Seniors are naturally more prone to the threat of heat stroke because as you age, you become less aware of changes in your body temperature – at times hardly noticing if you are severely cold or too hot. To add to this, many seniors suffer from underlying health conditions that make them less able to adequately adapt to the heat or cold around them.
Finally, many elderly patients take a number of different medications which contribute to dehydration – one of the primary symptoms of heat stroke and exhaustion.
However, with a little bit of awareness and vigilance by carers and loved ones, heat stroke and the resulting exhaustion can be avoided in the upcoming summer months with these simple steps:
- Staying hydrated
This includes drinking plenty of liquids – such as water and juice, but avoiding highly caffeinated, sugary or alcoholic drinks – which can only contribute to dehydration.
- Dressing appropriately
Many seniors tend to fall back on old favourite items of clothing which may not be weather appropriate. Ensure that your loved one or patient avoids wearing overly tight fitting, dark coloured clothing, instead opting for lightweight, light-coloured and loose-fitting clothing in extremely hot weather.

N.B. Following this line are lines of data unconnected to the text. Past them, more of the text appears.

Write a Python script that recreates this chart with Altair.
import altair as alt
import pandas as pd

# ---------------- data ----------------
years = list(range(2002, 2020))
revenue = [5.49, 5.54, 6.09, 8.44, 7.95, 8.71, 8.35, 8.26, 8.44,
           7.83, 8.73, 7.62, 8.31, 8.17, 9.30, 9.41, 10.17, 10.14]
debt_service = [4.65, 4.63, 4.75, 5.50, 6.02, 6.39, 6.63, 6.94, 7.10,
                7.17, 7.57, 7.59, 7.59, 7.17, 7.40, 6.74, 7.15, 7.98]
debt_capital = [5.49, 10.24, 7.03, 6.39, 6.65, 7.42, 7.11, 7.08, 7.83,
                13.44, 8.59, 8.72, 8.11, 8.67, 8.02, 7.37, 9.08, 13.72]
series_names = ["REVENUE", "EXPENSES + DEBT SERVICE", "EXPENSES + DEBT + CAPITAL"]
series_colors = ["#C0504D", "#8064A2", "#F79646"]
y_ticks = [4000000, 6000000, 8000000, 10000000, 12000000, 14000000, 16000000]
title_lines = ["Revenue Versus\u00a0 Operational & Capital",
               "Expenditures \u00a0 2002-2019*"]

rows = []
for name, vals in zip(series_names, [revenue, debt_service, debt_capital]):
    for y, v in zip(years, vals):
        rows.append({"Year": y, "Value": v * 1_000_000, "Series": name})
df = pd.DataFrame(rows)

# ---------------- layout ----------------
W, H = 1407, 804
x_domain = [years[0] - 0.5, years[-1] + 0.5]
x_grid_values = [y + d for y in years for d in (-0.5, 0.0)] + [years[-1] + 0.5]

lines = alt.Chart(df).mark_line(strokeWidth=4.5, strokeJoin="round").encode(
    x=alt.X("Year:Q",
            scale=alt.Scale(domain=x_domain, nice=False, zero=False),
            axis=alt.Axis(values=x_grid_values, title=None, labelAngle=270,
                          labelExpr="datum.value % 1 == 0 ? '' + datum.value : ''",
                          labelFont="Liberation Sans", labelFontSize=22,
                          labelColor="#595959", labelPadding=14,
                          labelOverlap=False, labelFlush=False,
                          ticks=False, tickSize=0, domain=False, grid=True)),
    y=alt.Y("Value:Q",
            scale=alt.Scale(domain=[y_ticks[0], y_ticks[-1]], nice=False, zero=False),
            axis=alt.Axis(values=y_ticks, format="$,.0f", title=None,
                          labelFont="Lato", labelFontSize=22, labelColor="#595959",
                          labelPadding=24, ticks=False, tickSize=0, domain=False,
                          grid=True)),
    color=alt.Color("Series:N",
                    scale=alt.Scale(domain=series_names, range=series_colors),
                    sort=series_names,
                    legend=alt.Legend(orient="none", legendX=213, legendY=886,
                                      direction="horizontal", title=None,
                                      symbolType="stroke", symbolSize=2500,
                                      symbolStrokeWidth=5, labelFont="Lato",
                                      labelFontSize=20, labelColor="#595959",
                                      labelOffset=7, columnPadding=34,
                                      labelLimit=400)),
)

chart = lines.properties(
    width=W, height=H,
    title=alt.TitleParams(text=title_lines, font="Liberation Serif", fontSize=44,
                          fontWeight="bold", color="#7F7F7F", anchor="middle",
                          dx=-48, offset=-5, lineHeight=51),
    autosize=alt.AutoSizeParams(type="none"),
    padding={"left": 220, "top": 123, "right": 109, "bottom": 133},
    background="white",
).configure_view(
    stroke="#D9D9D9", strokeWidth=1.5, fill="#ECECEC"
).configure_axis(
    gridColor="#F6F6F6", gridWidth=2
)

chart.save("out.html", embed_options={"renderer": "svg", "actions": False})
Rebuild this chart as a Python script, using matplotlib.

- Avoid being outdoors during midday hours
This is generally where the day is at its warmest – try and avoid running errands or being outdoors for extended periods of time from 12 – 3pm. The best time during very warm days to run errands and be outdoors is generally before 11am and after 4pm.
- Discourage excessive exercise
Try and explain that although you understand they are aching to get some exercise, it is always best to do so in the earlier hours of the day or towards the afternoon. Excessive exercise should be altogether avoided on particularly hot days.
- Seek air-conditioned environments
If it is a necessity to travel or be outdoors during the warmest hours of the day, try and seek out air-conditioned environments which may help to make things more comfortable. Alternatively, consider installing an air-conditioner in their room to help with regulating their body temperature during the hottest months of the year.
Know the symptoms of heat stroke and exhaustion
These include: dizziness, nausea, headache, rapid heartbeat, chest pain, problems with breathing and fainting.
It’s important to stay on-top of your loved one or patient’s health care at all times, most especially in the warmer months of the year when many seniors are unaware of the drastic increase in temperatures. By doing so, unnecessary health issues and resultant doctor’s bills can be avoided!